▶ STATED PROBLEM
Report every line below that holds the word "React".

▶ INPUT ROWS
'''

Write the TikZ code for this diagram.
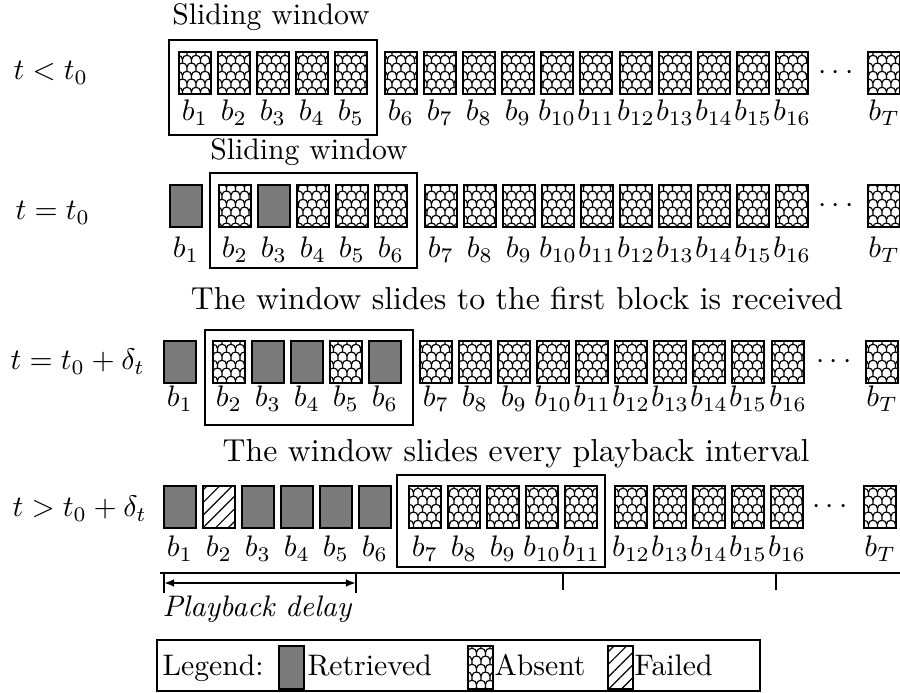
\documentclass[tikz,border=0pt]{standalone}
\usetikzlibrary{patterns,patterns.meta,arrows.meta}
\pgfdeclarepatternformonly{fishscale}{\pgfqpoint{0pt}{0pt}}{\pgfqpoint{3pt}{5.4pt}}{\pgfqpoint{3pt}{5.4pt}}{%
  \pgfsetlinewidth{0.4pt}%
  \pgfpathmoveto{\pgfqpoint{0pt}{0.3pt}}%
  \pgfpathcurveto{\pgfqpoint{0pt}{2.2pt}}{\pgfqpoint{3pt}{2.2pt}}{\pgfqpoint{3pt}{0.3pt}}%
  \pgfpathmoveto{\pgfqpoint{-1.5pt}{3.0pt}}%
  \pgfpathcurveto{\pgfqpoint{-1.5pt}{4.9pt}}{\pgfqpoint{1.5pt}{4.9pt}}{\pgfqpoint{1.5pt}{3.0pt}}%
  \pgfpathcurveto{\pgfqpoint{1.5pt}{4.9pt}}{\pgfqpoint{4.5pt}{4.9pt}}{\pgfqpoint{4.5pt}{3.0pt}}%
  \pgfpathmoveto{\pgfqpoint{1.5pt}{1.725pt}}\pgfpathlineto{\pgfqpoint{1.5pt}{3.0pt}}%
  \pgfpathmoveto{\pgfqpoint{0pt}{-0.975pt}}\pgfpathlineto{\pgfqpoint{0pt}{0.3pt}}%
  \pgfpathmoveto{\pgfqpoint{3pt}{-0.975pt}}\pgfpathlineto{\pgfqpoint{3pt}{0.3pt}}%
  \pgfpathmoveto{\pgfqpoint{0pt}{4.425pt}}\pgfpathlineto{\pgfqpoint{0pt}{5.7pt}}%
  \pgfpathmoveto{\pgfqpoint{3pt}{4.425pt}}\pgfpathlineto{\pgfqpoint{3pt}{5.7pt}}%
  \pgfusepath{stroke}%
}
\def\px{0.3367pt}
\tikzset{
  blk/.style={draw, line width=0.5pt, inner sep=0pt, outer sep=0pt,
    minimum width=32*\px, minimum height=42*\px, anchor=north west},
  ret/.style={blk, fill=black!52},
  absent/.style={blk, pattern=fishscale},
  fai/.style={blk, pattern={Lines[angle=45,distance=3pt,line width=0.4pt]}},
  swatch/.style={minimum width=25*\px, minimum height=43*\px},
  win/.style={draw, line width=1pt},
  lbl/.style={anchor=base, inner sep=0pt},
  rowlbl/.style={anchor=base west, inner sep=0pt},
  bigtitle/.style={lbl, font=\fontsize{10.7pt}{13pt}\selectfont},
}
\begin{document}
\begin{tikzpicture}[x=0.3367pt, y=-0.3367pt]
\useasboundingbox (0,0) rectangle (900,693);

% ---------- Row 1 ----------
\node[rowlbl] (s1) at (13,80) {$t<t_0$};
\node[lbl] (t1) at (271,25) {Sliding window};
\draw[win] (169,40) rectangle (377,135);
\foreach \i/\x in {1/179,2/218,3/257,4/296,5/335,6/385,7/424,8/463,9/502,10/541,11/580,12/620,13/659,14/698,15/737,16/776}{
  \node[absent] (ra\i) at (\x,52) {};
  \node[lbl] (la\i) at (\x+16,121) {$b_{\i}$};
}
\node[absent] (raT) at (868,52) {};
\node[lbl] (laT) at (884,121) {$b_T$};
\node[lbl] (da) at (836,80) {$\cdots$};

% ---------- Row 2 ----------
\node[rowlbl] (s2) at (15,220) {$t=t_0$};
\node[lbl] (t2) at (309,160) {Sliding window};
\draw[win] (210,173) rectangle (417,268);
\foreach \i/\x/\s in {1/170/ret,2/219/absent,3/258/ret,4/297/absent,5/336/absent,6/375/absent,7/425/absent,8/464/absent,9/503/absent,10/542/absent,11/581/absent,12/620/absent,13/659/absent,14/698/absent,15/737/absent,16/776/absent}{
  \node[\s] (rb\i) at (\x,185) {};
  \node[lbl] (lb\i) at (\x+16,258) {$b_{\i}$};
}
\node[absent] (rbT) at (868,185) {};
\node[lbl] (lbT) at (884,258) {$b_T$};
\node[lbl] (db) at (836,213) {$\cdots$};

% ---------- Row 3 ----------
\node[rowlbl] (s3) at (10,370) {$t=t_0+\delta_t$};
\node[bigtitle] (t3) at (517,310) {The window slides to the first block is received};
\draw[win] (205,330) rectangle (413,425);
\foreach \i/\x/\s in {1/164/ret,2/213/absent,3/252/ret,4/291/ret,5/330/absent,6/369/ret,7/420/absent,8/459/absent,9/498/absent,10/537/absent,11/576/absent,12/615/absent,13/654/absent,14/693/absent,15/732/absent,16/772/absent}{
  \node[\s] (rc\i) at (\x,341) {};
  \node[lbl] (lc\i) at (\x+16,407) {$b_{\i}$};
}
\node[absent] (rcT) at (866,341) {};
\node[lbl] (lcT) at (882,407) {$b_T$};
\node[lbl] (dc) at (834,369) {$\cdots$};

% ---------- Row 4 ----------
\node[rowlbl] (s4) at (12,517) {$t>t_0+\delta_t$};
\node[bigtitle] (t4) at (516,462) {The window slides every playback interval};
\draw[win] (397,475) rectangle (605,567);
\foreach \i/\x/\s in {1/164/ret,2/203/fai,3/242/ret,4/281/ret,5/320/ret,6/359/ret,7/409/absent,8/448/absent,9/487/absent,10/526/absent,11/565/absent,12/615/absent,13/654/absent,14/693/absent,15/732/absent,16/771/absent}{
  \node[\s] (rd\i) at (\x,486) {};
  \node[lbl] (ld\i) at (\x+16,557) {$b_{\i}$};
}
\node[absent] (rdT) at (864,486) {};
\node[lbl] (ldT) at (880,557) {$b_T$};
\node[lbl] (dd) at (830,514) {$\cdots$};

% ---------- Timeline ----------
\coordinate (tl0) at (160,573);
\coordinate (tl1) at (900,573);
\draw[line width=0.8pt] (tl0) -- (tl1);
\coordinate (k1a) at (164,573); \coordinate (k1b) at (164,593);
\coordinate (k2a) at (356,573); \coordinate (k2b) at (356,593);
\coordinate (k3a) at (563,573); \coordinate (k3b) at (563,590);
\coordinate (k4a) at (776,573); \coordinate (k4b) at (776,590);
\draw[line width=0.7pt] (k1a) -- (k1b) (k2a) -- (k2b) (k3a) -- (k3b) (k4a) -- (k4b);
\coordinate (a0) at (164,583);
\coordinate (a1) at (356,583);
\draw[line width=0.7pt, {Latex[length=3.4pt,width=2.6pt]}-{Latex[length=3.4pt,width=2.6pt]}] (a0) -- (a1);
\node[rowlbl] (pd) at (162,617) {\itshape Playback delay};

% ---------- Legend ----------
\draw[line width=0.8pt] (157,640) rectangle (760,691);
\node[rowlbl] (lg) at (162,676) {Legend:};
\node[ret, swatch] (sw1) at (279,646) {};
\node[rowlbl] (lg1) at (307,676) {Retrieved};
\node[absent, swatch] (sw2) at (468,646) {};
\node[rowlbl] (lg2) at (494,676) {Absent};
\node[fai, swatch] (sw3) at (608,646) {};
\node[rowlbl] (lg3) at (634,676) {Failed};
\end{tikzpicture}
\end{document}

'''
'''

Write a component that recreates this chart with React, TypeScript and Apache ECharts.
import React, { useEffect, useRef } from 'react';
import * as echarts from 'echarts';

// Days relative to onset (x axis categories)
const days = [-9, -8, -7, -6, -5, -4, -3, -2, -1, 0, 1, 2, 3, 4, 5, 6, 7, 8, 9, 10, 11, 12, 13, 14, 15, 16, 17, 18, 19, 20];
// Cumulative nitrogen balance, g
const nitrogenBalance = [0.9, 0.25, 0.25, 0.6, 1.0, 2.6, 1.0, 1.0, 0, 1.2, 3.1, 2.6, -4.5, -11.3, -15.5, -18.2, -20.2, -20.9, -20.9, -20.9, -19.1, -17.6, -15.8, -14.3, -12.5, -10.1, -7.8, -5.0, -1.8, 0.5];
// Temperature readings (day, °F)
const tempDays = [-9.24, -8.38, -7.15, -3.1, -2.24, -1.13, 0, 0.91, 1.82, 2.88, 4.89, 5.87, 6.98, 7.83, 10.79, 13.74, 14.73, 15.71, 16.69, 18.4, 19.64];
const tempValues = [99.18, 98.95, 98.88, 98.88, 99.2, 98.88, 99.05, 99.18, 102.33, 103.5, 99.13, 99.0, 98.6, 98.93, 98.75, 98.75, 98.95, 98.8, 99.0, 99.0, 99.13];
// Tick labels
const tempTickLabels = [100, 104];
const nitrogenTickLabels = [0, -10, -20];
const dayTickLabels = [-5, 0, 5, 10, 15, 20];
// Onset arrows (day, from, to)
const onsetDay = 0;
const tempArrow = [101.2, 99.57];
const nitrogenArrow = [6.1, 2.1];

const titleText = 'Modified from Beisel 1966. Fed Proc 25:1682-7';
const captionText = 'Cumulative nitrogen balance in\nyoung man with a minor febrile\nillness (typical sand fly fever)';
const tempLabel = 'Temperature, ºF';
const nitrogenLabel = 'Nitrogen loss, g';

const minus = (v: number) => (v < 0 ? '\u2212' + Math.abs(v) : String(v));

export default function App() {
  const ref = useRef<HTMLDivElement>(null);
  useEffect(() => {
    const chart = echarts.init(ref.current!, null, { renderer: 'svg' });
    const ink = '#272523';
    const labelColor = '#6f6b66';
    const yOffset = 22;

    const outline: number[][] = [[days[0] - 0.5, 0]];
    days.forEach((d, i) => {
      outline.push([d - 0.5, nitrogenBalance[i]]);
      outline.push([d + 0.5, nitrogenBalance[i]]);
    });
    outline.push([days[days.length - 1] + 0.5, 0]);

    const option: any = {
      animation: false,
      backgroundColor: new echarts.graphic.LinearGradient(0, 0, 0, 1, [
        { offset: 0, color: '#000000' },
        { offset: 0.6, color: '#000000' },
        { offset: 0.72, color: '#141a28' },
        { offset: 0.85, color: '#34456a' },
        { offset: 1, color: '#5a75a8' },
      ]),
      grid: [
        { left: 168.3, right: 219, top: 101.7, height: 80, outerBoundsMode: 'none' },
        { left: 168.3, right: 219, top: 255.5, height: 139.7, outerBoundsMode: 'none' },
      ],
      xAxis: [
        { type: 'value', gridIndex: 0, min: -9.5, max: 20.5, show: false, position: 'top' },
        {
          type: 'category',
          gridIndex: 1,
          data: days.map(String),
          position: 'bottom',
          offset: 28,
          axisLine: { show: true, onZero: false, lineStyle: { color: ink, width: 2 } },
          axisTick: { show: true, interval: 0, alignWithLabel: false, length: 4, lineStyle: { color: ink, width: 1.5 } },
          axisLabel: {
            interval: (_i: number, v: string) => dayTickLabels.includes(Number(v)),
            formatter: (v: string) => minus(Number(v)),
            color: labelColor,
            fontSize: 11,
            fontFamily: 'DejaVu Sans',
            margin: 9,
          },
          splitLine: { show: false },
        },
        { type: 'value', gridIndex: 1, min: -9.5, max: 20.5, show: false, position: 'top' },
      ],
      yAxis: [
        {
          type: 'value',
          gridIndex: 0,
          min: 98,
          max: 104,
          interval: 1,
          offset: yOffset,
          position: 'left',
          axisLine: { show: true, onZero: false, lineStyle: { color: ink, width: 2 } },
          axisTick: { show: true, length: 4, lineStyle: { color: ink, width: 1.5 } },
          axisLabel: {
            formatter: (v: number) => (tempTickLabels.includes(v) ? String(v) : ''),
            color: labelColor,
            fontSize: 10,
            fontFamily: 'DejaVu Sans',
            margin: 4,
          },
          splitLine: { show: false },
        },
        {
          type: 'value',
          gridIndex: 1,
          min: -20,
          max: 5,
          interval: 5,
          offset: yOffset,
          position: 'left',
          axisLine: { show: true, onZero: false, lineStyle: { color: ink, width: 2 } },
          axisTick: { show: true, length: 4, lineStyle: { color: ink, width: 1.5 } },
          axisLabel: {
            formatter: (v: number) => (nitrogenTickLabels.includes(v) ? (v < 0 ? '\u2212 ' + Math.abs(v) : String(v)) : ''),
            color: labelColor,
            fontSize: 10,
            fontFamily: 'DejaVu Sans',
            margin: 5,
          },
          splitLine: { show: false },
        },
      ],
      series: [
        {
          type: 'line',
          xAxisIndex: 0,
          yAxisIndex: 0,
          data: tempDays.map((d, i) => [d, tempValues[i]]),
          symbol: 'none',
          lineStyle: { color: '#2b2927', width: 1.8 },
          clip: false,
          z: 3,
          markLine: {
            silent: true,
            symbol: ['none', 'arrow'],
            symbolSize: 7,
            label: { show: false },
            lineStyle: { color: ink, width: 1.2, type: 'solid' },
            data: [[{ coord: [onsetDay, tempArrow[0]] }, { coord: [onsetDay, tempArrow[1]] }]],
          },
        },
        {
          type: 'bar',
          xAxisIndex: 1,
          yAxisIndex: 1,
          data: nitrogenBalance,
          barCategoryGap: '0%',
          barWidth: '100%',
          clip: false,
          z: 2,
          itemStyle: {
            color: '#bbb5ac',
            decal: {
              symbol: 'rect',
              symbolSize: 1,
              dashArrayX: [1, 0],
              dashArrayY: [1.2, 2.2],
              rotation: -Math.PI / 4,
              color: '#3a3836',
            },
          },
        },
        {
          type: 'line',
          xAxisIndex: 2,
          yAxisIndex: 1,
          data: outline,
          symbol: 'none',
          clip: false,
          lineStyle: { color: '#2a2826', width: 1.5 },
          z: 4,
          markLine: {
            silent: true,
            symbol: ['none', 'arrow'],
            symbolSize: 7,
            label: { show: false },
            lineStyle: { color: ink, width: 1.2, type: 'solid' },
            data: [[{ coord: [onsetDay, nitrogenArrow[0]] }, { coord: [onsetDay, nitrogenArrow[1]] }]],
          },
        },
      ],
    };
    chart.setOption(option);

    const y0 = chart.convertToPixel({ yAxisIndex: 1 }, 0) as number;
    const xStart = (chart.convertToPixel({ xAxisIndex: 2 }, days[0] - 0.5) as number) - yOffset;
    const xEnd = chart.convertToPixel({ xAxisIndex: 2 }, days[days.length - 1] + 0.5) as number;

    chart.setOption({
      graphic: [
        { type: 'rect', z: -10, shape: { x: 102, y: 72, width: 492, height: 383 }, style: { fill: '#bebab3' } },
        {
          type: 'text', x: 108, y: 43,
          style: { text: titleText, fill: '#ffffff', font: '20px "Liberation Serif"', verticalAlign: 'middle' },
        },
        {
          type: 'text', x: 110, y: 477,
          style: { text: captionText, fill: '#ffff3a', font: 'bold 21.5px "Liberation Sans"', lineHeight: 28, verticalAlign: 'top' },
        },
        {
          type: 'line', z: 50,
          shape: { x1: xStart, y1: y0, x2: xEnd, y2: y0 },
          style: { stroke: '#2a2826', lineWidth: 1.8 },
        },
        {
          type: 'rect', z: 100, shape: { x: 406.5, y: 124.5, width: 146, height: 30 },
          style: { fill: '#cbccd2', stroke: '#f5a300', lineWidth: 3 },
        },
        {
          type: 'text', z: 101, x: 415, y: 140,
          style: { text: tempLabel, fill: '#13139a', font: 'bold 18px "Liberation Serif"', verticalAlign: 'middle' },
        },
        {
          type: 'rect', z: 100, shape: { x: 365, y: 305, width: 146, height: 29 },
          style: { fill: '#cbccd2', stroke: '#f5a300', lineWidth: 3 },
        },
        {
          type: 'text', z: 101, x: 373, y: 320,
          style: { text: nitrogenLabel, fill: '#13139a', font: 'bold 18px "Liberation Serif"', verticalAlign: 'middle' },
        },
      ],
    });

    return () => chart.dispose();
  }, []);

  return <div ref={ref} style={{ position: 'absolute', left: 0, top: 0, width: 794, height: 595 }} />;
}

'''
'''

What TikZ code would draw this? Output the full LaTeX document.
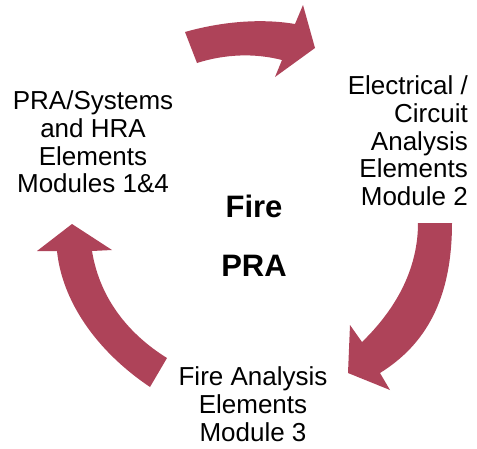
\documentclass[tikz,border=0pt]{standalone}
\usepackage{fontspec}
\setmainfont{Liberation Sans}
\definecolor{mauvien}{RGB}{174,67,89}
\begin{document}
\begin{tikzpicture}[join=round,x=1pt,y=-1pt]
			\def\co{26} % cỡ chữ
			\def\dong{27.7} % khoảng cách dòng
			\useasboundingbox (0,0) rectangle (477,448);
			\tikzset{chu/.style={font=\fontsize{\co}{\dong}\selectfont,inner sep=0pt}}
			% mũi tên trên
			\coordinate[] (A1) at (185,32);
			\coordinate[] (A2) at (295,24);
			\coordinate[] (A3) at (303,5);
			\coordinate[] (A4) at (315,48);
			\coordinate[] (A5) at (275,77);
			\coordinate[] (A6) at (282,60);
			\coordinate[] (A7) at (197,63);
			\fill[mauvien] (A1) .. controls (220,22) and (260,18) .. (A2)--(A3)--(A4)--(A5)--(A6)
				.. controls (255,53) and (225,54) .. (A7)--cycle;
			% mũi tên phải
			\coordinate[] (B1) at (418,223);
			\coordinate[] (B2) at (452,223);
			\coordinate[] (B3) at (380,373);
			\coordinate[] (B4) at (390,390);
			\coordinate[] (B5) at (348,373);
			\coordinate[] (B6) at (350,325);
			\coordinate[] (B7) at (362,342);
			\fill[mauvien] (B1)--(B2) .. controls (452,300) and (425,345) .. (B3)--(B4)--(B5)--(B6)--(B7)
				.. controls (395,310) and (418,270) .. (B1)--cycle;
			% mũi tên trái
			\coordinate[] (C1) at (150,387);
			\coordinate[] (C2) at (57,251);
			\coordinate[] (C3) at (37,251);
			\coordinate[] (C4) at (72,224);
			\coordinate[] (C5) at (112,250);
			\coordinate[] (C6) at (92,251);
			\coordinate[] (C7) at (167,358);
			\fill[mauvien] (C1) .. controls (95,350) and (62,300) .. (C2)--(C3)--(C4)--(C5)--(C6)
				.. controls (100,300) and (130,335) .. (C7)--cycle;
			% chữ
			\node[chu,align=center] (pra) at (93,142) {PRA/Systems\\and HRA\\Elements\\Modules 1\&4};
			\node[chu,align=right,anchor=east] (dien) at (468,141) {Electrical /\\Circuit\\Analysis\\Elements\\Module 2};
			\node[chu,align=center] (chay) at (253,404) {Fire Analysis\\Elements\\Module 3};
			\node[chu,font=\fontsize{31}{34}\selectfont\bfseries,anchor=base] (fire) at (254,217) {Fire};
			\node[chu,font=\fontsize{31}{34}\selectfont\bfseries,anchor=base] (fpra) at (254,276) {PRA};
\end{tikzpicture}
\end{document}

'''

▶ SOLUTION TO THIS TASK
Write a component that recreates this chart with React, TypeScript and Apache ECharts.
import React, { useEffect, useRef } from 'react';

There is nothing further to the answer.